# GIVEN TASK
Copy out the listing that follows exactly, dropping every picture.

# INFORMATION SHOWN
__________
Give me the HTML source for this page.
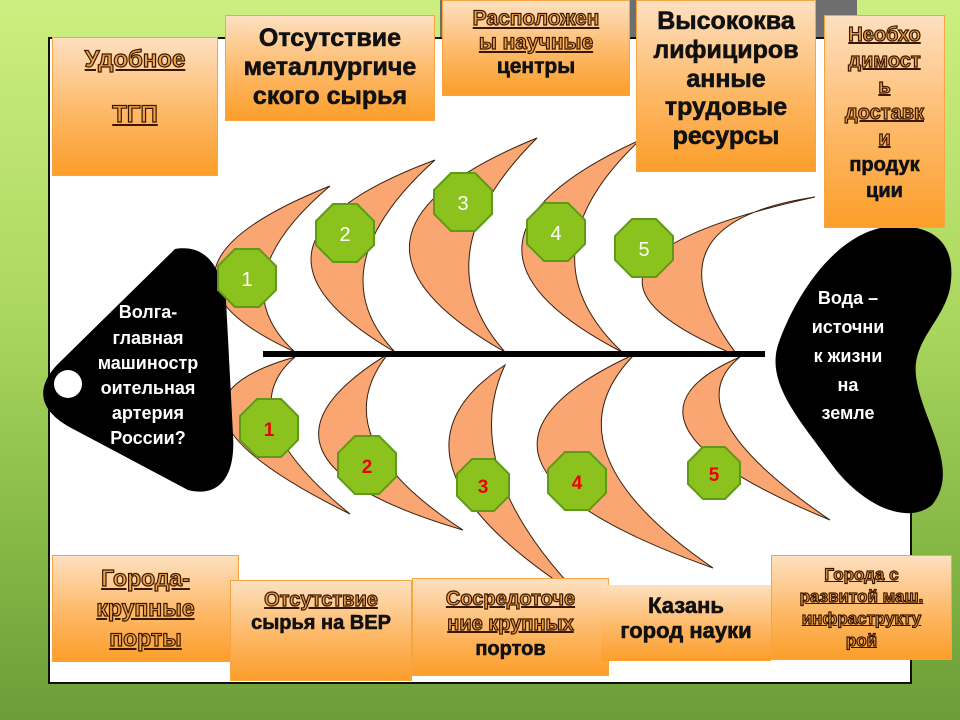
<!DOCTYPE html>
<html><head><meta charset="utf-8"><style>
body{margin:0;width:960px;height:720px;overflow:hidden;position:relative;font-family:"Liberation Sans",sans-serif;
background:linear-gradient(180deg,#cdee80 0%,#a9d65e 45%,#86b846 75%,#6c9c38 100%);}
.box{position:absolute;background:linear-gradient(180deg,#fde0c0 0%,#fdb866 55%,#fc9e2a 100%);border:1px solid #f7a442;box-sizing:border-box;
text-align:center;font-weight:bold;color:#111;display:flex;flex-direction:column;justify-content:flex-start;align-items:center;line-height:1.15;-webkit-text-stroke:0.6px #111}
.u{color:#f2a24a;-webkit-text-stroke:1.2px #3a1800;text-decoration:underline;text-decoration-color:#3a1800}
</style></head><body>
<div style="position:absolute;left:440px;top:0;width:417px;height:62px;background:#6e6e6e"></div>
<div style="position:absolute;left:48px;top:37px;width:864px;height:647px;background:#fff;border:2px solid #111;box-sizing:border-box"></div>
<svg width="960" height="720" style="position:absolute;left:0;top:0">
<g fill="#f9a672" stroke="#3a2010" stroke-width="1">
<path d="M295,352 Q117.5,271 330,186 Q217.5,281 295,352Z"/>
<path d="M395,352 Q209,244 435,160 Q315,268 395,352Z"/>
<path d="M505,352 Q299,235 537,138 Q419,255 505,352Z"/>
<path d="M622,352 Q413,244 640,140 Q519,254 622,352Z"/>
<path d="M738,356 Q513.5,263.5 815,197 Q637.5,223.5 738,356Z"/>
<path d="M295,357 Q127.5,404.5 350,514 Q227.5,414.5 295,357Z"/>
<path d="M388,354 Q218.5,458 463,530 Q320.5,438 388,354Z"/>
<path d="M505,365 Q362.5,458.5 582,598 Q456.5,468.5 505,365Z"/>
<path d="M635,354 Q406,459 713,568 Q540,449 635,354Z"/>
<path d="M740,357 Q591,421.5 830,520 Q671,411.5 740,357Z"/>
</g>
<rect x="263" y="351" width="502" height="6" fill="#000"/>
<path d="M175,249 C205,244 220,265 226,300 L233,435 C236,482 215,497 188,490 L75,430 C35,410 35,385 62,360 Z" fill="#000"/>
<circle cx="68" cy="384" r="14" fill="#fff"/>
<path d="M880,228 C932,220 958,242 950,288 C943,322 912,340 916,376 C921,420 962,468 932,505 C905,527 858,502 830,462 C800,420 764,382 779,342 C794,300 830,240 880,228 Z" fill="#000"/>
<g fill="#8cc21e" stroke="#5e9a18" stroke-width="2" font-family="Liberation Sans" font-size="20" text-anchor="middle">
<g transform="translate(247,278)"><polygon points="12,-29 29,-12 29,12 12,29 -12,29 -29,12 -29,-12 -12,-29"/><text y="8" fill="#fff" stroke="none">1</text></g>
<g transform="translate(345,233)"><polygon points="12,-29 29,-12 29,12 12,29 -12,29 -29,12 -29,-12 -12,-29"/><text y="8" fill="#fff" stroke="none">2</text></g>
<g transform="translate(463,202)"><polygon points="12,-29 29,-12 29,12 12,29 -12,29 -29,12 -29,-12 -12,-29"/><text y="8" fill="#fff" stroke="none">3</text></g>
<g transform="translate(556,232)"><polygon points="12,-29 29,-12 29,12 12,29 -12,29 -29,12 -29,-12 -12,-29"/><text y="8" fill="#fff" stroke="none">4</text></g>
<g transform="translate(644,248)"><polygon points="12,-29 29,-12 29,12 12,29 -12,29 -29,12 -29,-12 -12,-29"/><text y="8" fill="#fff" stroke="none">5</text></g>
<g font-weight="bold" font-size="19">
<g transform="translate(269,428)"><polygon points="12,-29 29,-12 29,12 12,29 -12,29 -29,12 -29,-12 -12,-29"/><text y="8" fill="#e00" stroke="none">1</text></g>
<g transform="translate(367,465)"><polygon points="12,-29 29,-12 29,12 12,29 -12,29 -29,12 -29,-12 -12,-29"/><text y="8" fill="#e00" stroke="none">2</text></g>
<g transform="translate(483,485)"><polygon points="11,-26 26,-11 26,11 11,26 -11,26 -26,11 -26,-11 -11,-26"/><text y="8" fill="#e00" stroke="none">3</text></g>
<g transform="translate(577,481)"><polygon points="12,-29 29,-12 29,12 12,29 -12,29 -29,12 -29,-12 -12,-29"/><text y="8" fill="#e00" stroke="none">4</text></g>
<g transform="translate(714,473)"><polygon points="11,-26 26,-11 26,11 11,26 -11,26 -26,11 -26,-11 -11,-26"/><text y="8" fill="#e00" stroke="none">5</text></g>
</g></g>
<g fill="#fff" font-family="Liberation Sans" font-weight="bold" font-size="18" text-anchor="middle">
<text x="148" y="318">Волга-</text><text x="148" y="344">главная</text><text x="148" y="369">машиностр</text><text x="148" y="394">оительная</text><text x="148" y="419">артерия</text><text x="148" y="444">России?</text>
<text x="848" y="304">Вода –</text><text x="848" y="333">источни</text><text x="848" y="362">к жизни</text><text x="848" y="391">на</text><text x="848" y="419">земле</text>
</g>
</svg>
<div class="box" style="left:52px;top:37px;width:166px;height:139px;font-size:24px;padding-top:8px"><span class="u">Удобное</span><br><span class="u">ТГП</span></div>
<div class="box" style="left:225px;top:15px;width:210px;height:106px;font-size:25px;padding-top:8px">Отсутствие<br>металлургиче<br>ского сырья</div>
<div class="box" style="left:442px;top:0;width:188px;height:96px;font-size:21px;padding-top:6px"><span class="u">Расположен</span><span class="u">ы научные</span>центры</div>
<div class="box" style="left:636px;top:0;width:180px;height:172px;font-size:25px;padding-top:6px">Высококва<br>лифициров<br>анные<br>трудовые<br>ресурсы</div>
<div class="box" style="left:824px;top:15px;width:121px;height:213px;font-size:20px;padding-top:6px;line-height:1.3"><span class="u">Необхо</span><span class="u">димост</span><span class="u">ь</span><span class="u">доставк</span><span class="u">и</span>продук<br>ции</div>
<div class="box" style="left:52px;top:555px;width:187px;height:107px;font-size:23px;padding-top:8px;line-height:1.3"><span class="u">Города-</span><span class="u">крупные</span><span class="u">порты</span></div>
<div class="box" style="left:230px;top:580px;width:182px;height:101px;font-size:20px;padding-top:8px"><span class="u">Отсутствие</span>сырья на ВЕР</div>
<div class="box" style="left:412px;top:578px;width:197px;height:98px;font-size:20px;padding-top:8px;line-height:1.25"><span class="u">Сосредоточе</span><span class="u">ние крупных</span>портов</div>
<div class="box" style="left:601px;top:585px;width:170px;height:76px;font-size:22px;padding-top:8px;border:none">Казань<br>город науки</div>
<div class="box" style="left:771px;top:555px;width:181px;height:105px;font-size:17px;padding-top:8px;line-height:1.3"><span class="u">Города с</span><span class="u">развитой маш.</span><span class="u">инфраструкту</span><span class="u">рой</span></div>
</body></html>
__________
# WORKED ANSWER
Give me the HTML source for this page.
<!DOCTYPE html>
<html><head><meta charset="utf-8"><style>
body{margin:0;width:960px;height:720px;overflow:hidden;position:relative;font-family:"Liberation Sans",sans-serif;
background:linear-gradient(180deg,#cdee80 0%,#a9d65e 45%,#86b846 75%,#6c9c38 100%);}
.box{position:absolute;background:linear-gradient(180deg,#fde0c0 0%,#fdb866 55%,#fc9e2a 100%);border:1px solid #f7a442;box-sizing:border-box;
text-align:center;font-weight:bold;color:#111;display:flex;flex-direction:column;justify-content:flex-start;align-items:center;line-height:1.15;-webkit-text-stroke:0.6px #111}
.u{color:#f2a24a;-webkit-text-stroke:1.2px #3a1800;text-decoration:underline;text-decoration-color:#3a1800}
</style></head><body>
<div style="position:absolute;left:440px;top:0;width:417px;height:62px;background:#6e6e6e"></div>
<div style="position:absolute;left:48px;top:37px;width:864px;height:647px;background:#fff;border:2px solid #111;box-sizing:border-box"></div>
<svg width="960" height="720" style="position:absolute;left:0;top:0">
<g fill="#f9a672" stroke="#3a2010" stroke-width="1">
<path d="M295,352 Q117.5,271 330,186 Q217.5,281 295,352Z"/>
<path d="M395,352 Q209,244 435,160 Q315,268 395,352Z"/>
<path d="M505,352 Q299,235 537,138 Q419,255 505,352Z"/>
<path d="M622,352 Q413,244 640,140 Q519,254 622,352Z"/>
<path d="M738,356 Q513.5,263.5 815,197 Q637.5,223.5 738,356Z"/>
<path d="M295,357 Q127.5,404.5 350,514 Q227.5,414.5 295,357Z"/>
<path d="M388,354 Q218.5,458 463,530 Q320.5,438 388,354Z"/>
<path d="M505,365 Q362.5,458.5 582,598 Q456.5,468.5 505,365Z"/>
<path d="M635,354 Q406,459 713,568 Q540,449 635,354Z"/>
<path d="M740,357 Q591,421.5 830,520 Q671,411.5 740,357Z"/>
</g>
<rect x="263" y="351" width="502" height="6" fill="#000"/>
<path d="M175,249 C205,244 220,265 226,300 L233,435 C236,482 215,497 188,490 L75,430 C35,410 35,385 62,360 Z" fill="#000"/>
<circle cx="68" cy="384" r="14" fill="#fff"/>
<path d="M880,228 C932,220 958,242 950,288 C943,322 912,340 916,376 C921,420 962,468 932,505 C905,527 858,502 830,462 C800,420 764,382 779,342 C794,300 830,240 880,228 Z" fill="#000"/>
<g fill="#8cc21e" stroke="#5e9a18" stroke-width="2" font-family="Liberation Sans" font-size="20" text-anchor="middle">
<g transform="translate(247,278)"><polygon points="12,-29 29,-12 29,12 12,29 -12,29 -29,12 -29,-12 -12,-29"/><text y="8" fill="#fff" stroke="none">1</text></g>
<g transform="translate(345,233)"><polygon points="12,-29 29,-12 29,12 12,29 -12,29 -29,12 -29,-12 -12,-29"/><text y="8" fill="#fff" stroke="none">2</text></g>
<g transform="translate(463,202)"><polygon points="12,-29 29,-12 29,12 12,29 -12,29 -29,12 -29,-12 -12,-29"/><text y="8" fill="#fff" stroke="none">3</text></g>
<g transform="translate(556,232)"><polygon points="12,-29 29,-12 29,12 12,29 -12,29 -29,12 -29,-12 -12,-29"/><text y="8" fill="#fff" stroke="none">4</text></g>
<g transform="translate(644,248)"><polygon points="12,-29 29,-12 29,12 12,29 -12,29 -29,12 -29,-12 -12,-29"/><text y="8" fill="#fff" stroke="none">5</text></g>
<g font-weight="bold" font-size="19">
<g transform="translate(269,428)"><polygon points="12,-29 29,-12 29,12 12,29 -12,29 -29,12 -29,-12 -12,-29"/><text y="8" fill="#e00" stroke="none">1</text></g>
<g transform="translate(367,465)"><polygon points="12,-29 29,-12 29,12 12,29 -12,29 -29,12 -29,-12 -12,-29"/><text y="8" fill="#e00" stroke="none">2</text></g>
<g transform="translate(483,485)"><polygon points="11,-26 26,-11 26,11 11,26 -11,26 -26,11 -26,-11 -11,-26"/><text y="8" fill="#e00" stroke="none">3</text></g>
<g transform="translate(577,481)"><polygon points="12,-29 29,-12 29,12 12,29 -12,29 -29,12 -29,-12 -12,-29"/><text y="8" fill="#e00" stroke="none">4</text></g>
<g transform="translate(714,473)"><polygon points="11,-26 26,-11 26,11 11,26 -11,26 -26,11 -26,-11 -11,-26"/><text y="8" fill="#e00" stroke="none">5</text></g>
</g></g>
<g fill="#fff" font-family="Liberation Sans" font-weight="bold" font-size="18" text-anchor="middle">
<text x="148" y="318">Волга-</text><text x="148" y="344">главная</text><text x="148" y="369">машиностр</text><text x="148" y="394">оительная</text><text x="148" y="419">артерия</text><text x="148" y="444">России?</text>
<text x="848" y="304">Вода –</text><text x="848" y="333">источни</text><text x="848" y="362">к жизни</text><text x="848" y="391">на</text><text x="848" y="419">земле</text>
</g>
</svg>
<div class="box" style="left:52px;top:37px;width:166px;height:139px;font-size:24px;padding-top:8px"><span class="u">Удобное</span><br><span class="u">ТГП</span></div>
<div class="box" style="left:225px;top:15px;width:210px;height:106px;font-size:25px;padding-top:8px">Отсутствие<br>металлургиче<br>ского сырья</div>
<div class="box" style="left:442px;top:0;width:188px;height:96px;font-size:21px;padding-top:6px"><span class="u">Расположен</span><span class="u">ы научные</span>центры</div>
<div class="box" style="left:636px;top:0;width:180px;height:172px;font-size:25px;padding-top:6px">Высококва<br>лифициров<br>анные<br>трудовые<br>ресурсы</div>
<div class="box" style="left:824px;top:15px;width:121px;height:213px;font-size:20px;padding-top:6px;line-height:1.3"><span class="u">Необхо</span><span class="u">димост</span><span class="u">ь</span><span class="u">доставк</span><span class="u">и</span>продук<br>ции</div>
<div class="box" style="left:52px;top:555px;width:187px;height:107px;font-size:23px;padding-top:8px;line-height:1.3"><span class="u">Города-</span><span class="u">крупные</span><span class="u">порты</span></div>
<div class="box" style="left:230px;top:580px;width:182px;height:101px;font-size:20px;padding-top:8px"><span class="u">Отсутствие</span>сырья на ВЕР</div>
<div class="box" style="left:412px;top:578px;width:197px;height:98px;font-size:20px;padding-top:8px;line-height:1.25"><span class="u">Сосредоточе</span><span class="u">ние крупных</span>портов</div>
<div class="box" style="left:601px;top:585px;width:170px;height:76px;font-size:22px;padding-top:8px;border:none">Казань<br>город науки</div>
<div class="box" style="left:771px;top:555px;width:181px;height:105px;font-size:17px;padding-top:8px;line-height:1.3"><span class="u">Города с</span><span class="u">развитой маш.</span><span class="u">инфраструкту</span><span class="u">рой</span></div>
</body></html>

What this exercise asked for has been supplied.